Memecracia: la infantilización de la política
Desde hace años todo parece una concatenación de memes efímeros aptos para satisfacer los más bajos instintos de los consumidores. Viñetas, mensajes, propaganda que, pese a su aparente naturaleza inofensiva, construyen un sentido coherente dentro del imaginario colectivo de internet. Mercancías cómicas que fabrican ideologías, valores, marcos conceptuales que, inequívocamente, influyen en el transcurso de la cultura política. La memecracia es una realidad inseparable de nuestra forma de consumo inmediato. Estos elementos semióticos, aunque útiles para los más mentecatos, reducen de un modo radical la complejidad social que deviene el mundo en el que vivimos.
Es cierto que el humor se puede utilizar como un arma política contra el poder hegemónico -de ahí surgen las famosas sátiras del siglo de oro español-. Sin embargo, esta tendencia totalizadora comporta una apropiación del ciberespacio en virtud de los intereses del statu quo. La circulación masiva de memes diluye el debate público, dando como resultado una cantina de risas y fiestas donde los temas que de verdad importan se banalizan al extremo. Todo este fenómeno exacerbado busca la espectacularización de la política, el denominado politeintment, es decir, que todo asunto político sea, a su vez, un elemento de entretenimiento y humor. A priori, esto no debería ser una desventura, ni mucho menos. El problema radica en qué actores empiezan a controlar la producción de memes en internet.

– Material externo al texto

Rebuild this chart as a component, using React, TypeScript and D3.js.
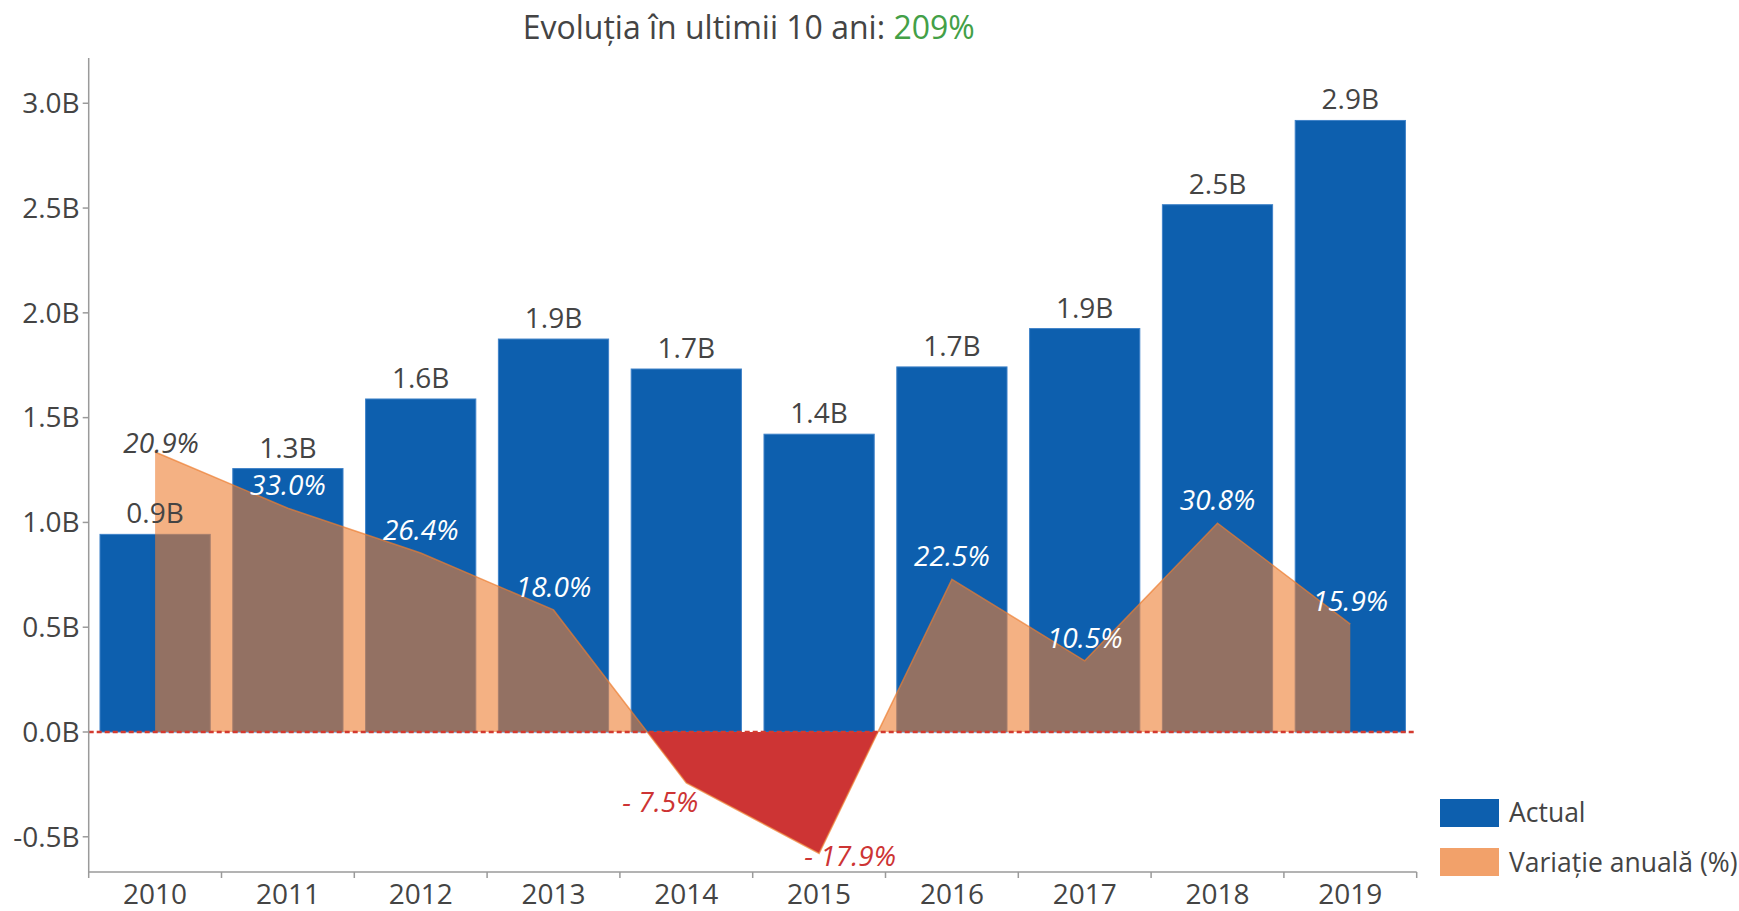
import React, { useEffect } from "react";
import * as d3 from "d3";

const years = ["2010", "2011", "2012", "2013", "2014", "2015", "2016", "2017", "2018", "2019"];
const actualValues = [0.943, 1.257, 1.589, 1.875, 1.732, 1.421, 1.742, 1.925, 2.516, 2.918];
const pctValues = [41.3, 33.0, 26.4, 18.0, -7.5, -17.9, 22.5, 10.5, 30.8, 15.9];
const pctLabels = ["20.9%", "33.0%", "26.4%", "18.0%", "- 7.5%", "- 17.9%", "22.5%", "10.5%", "30.8%", "15.9%"];
const pctLabelPos = ["middle", "top", "top", "top", "bottom left", "bottom right", "top", "top", "top", "top"];
const yTicks = [-0.5, 0, 0.5, 1.0, 1.5, 2.0, 2.5, 3.0];
const yDomain = [-0.668, 3.216];
const y2Domain = [-20.65, 99.4];
const titleText = "Evoluția în ultimii 10 ani: ";
const titleValue = "209%";
const legendLabels = ["Actual", "Variație anuală (%)"];

const W = 1739;
const H = 911;
const M = { left: 88.7, right: 1416.7, top: 58, bottom: 872 };
const FONT = "'Open Sans', 'Noto Sans', sans-serif";
const TXT = "#444";
const BLUE = "#0d5fae";
const ORANGE = "#ed7d31";
const RED = "#cd3434";

const posOffset: Record<string, [number, number]> = {
  top: [0, -13],
  middle: [6, 1],
  "bottom left": [-26, 29],
  "bottom right": [31, 13],
};

export default function App() {
  useEffect(() => {
    document.body.style.margin = "0";
  }, []);

  const x = d3.scaleBand<string>().domain(years).range([M.left, M.right]).paddingInner(0.17).paddingOuter(0.085);
  const step = (M.right - M.left) / years.length;
  const xc = (c: string) => (x(c) as number) + x.bandwidth() / 2;
  const y = d3.scaleLinear().domain(yDomain).range([M.bottom, M.top]);
  const y2 = d3.scaleLinear().domain(y2Domain).range([M.bottom, M.top]);
  const zeroY = y(0);

  const pts = years.map((c, i) => ({ c, v: pctValues[i] }));
  const area = d3
    .area<{ c: string; v: number }>()
    .x((d) => xc(d.c))
    .y0(y2(0))
    .y1((d) => y2(d.v));
  const line = d3
    .line<{ c: string; v: number }>()
    .x((d) => xc(d.c))
    .y((d) => y2(d.v));
  const areaD = area(pts) as string;
  const lineD = line(pts) as string;
  const fmt = (v: number) => d3.format(".1f")(v).replace("\u2212", "-");

  return (
    <svg width={W} height={H} style={{ display: "block", background: "#fff" }} fontFamily={FONT}>
      <defs>
        <clipPath id="clipPos">
          <rect x={0} y={0} width={W} height={zeroY} />
        </clipPath>
        <clipPath id="clipNeg">
          <rect x={0} y={zeroY} width={W} height={H - zeroY} />
        </clipPath>
      </defs>

      {/* title */}
      <text x={(M.left + M.right) / 2 - 4} y={39} textAnchor="middle" fontSize={32} fill={TXT}>
        {titleText}
        <tspan fill="#43a047">{titleValue}</tspan>
      </text>

      {/* bars */}
      {years.map((c, i) => (
        <rect
          key={c}
          x={x(c)}
          y={y(actualValues[i])}
          width={x.bandwidth()}
          height={zeroY - y(actualValues[i])}
          fill={BLUE}
          stroke="#3f82c8"
          strokeWidth={1}
        />
      ))}

      {/* area */}
      <path d={areaD} fill={ORANGE} fillOpacity={0.6} clipPath="url(#clipPos)" />
      <path d={areaD} fill={RED} clipPath="url(#clipNeg)" />
      <path d={lineD} fill="none" stroke={ORANGE} strokeOpacity={0.7} strokeWidth={1.5} />

      {/* bar labels */}
      {years.map((c, i) => (
        <text key={"bl" + c} x={xc(c)} y={y(actualValues[i]) - 11} textAnchor="middle" fontSize={28} fill={TXT}>
          {fmt(actualValues[i]) + "B"}
        </text>
      ))}

      {/* zero line */}
      <line x1={M.left} x2={M.right} y1={zeroY} y2={zeroY} stroke="#d33a2f" strokeWidth={2.5} strokeDasharray="5,3" />

      {/* pct labels */}
      {years.map((c, i) => {
        const [dx, dy] = posOffset[pctLabelPos[i]];
        const ty = y2(pctValues[i]) + dy;
        const inside = ty > y(actualValues[i]);
        const col = pctValues[i] < 0 ? RED : inside ? "#ffffff" : TXT;
        return (
          <text key={"pl" + c} x={xc(c) + dx} y={ty} textAnchor="middle" fontSize={28} fontStyle="italic" fill={col}>
            {pctLabels[i]}
          </text>
        );
      })}

      {/* y axis */}
      <line x1={M.left} x2={M.left} y1={M.top} y2={M.bottom} stroke="#9a9a9a" strokeWidth={1.5} />
      {yTicks.map((t) => (
        <g key={"yt" + t}>
          <line x1={M.left - 6} x2={M.left} y1={y(t)} y2={y(t)} stroke="#9a9a9a" strokeWidth={1.5} />
          <text x={M.left - 9} y={y(t)} dy="0.35em" textAnchor="end" fontSize={28} fill={TXT}>
            {fmt(t) + "B"}
          </text>
        </g>
      ))}

      {/* x axis */}
      <line x1={M.left} x2={M.right} y1={M.bottom} y2={M.bottom} stroke="#9a9a9a" strokeWidth={1.5} />
      {d3.range(years.length + 1).map((k) => (
        <line
          key={"xt" + k}
          x1={M.left + k * step}
          x2={M.left + k * step}
          y1={M.bottom}
          y2={M.bottom + 6}
          stroke="#9a9a9a"
          strokeWidth={1.5}
        />
      ))}
      {years.map((c) => (
        <text key={"xl" + c} x={xc(c)} y={904} textAnchor="middle" fontSize={28} fill={TXT}>
          {c}
        </text>
      ))}

      {/* legend */}
      <rect x={1440} y={799} width={59} height={28} fill={BLUE} />
      <text x={1509} y={822} fontSize={26.5} fill={TXT}>
        {legendLabels[0]}
      </text>
      <rect x={1440} y={848} width={59} height={28} fill={ORANGE} fillOpacity={0.72} />
      <text x={1509} y={872} fontSize={26.5} fill={TXT}>
        {legendLabels[1]}
      </text>
    </svg>
  );
}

Si uno es audaz, se empezará a dar cuenta de que, tanto las grandes empresas como los partidos políticos, han empezado a adoptar la memecracia como una estrategia de comunicación efectiva para acercar un prisma ideológico a la muchedumbre que habita internet. En España, no hay más que dilucidar los memes generados por Vox -el partido de ultraderecha-, pero también el PSOE o Sumar. Y no solo la clase política o empresarial, sino que los propios líderes de opinión -o también llamados “influencers”– llevan tiempo promoviendo, compartiendo e, incluso, reaccionando a este tipo de contenido humorístico que lo impregna todo. Por ende, las grandes audiencias que manejan estos actores beben de memes cotidianamente y eso encierra una producción masiva de opinión. De hecho, la infantilización se la sociedad fruto de esta memecracia está correlacionada con la polarización política que estamos experimentado. Y más concretamente con el auge del fascismo en occidente -no hay más que observar fenómenos como Pepe the frog o Wojak, memes muy popularizados dentro de la fachoesfera-.

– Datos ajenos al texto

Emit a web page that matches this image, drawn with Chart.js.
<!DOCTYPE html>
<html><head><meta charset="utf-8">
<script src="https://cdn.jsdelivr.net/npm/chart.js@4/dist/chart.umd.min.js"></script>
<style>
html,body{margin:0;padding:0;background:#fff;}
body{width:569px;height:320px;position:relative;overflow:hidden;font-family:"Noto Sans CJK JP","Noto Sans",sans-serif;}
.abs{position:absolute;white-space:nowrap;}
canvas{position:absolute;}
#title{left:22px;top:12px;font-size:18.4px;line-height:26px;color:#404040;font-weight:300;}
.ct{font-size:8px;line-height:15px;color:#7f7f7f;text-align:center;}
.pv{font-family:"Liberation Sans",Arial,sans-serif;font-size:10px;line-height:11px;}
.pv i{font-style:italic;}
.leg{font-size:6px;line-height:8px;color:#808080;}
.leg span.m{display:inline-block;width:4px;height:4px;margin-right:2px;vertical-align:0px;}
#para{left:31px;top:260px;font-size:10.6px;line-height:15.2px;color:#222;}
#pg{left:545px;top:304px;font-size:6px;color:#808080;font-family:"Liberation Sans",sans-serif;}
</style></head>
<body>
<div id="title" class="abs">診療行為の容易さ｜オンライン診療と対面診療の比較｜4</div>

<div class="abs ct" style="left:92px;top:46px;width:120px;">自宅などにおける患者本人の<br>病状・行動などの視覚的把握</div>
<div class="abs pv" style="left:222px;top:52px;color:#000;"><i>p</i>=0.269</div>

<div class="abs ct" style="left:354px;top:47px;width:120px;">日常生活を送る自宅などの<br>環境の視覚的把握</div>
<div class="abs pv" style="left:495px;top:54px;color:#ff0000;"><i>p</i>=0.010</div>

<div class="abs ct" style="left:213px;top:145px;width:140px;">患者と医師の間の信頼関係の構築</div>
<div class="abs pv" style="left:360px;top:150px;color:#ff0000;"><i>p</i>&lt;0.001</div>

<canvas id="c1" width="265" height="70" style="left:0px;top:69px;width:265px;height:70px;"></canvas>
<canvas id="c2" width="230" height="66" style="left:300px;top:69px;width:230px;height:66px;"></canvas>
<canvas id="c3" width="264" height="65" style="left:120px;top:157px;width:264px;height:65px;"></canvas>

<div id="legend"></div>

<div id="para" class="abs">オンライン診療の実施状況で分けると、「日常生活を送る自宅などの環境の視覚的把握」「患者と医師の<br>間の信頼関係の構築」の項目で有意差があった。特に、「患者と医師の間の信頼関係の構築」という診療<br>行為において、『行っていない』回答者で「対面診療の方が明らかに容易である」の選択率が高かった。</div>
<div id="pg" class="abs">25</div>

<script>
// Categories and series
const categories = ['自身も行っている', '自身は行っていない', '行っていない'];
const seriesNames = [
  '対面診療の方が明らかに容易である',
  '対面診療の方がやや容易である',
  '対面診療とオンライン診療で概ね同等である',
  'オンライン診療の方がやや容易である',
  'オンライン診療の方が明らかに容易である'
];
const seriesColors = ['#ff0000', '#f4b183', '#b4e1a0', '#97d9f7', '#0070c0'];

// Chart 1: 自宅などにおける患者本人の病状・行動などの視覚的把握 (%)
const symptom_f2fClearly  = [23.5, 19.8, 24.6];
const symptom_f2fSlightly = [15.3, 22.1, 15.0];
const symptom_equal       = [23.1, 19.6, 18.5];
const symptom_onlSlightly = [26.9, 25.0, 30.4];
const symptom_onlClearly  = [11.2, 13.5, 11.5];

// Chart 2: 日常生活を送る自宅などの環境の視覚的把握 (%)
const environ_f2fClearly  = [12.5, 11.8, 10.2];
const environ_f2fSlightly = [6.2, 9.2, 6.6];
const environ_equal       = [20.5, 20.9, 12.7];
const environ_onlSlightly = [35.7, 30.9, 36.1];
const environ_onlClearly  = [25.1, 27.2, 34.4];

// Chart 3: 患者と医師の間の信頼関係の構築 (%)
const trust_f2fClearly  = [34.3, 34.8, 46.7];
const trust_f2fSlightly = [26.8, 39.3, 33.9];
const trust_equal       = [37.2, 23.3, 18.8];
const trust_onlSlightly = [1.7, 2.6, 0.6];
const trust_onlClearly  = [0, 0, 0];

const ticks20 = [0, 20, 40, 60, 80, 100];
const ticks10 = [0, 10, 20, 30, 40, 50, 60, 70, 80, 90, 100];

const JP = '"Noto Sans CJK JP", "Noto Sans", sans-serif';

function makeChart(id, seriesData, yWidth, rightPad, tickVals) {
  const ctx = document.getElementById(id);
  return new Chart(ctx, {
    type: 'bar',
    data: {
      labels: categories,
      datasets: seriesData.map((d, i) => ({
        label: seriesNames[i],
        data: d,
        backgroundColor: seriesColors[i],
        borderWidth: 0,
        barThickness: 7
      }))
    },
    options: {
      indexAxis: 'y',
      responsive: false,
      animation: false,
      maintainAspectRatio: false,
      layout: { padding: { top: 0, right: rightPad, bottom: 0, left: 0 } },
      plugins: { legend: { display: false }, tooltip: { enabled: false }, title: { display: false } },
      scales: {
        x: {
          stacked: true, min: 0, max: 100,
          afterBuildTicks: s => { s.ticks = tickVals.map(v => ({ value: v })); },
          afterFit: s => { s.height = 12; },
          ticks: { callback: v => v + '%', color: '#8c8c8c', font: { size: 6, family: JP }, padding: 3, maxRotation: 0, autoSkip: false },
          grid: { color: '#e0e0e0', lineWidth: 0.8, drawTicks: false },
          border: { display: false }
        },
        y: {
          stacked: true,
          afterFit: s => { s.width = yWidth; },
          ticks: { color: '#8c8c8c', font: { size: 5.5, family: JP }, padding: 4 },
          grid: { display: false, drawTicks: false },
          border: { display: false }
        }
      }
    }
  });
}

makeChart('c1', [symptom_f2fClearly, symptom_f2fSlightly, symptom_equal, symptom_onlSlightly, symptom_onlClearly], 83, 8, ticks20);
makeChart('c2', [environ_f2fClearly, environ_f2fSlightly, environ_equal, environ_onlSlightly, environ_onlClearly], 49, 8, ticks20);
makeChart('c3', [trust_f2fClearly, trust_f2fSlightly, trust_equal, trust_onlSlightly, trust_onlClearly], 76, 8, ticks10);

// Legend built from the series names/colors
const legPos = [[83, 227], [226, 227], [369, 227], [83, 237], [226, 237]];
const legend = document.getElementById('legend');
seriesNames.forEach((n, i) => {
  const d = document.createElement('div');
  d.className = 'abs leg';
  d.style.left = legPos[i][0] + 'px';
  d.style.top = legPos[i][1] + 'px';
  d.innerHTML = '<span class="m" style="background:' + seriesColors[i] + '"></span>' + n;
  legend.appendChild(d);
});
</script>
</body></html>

Está claro a estas alturas que los memes son un medio de propaganda infalible en estos tiempo de sobreestimulación informativa. Son caramelitos fáciles de consumir, de manera que se convierten en productos de usar y tirar. Asimismo, los mensajes son claros y precisos, -pese a estigmatizar, reducir o discriminar- pero generan un gran impacto en el usuario que lo visualiza. Para más inri, esta memecracia centralizada reproduce la violencia sistemática ejercida contra aquellos reductos sociales provistos de otras formas de pensamiento cuyo afán es velar por un mejor porvenir. Las big tech y los gobiernos conocen el virtuosismo de esta praxis comunicativa originada en los albores de internet. Estos tecnofeudos saben que, valiéndose de bots o, más recientemente, de la IA, pueden controlar la opinión pública a través de risotadas superfluas en forma de memes, memes y más memes. De esa manera se genera demasiado ruido como para oír voces disidentes que gritan desde la lejanía.
Ya decía yo que todo esto desprendía un hedor pútrido. Últimamente hemos sido testigos de cómo figuras como Donald Trump, Elon Musk o J.D. Vance -el vicepresidente de EEUU- protagonizaban escándalos o situaciones surrealistas que podrían encajar en un sketch de los Monty Python. Se dice que en política toda acción conlleva una reacción. ¿Acaso la “realpolitik” se está convirtiendo en un meme en sí mismo? ¿Los problemas estructurales que nos atraviesan a nivel multidimensional se han convertido en meros memes fugaces? Desviar la atención es un rasgo inherente a nuestro sistema mediático, en la medida en que oculta la magnitud de la desigualdad material que compromete el contrato social. Por muy gracioso que suene, siento que nos conducimos a una memecracia totalitaria, donde ya ninguna noticia es lo suficientemente acuciante como para tomársela en serio. Así volvimos a ese bucle infestado de memes en cuyo regazo reímos sin parar junto a nuestros contactos, hasta que no quedase nadie dispuesto a reírse más.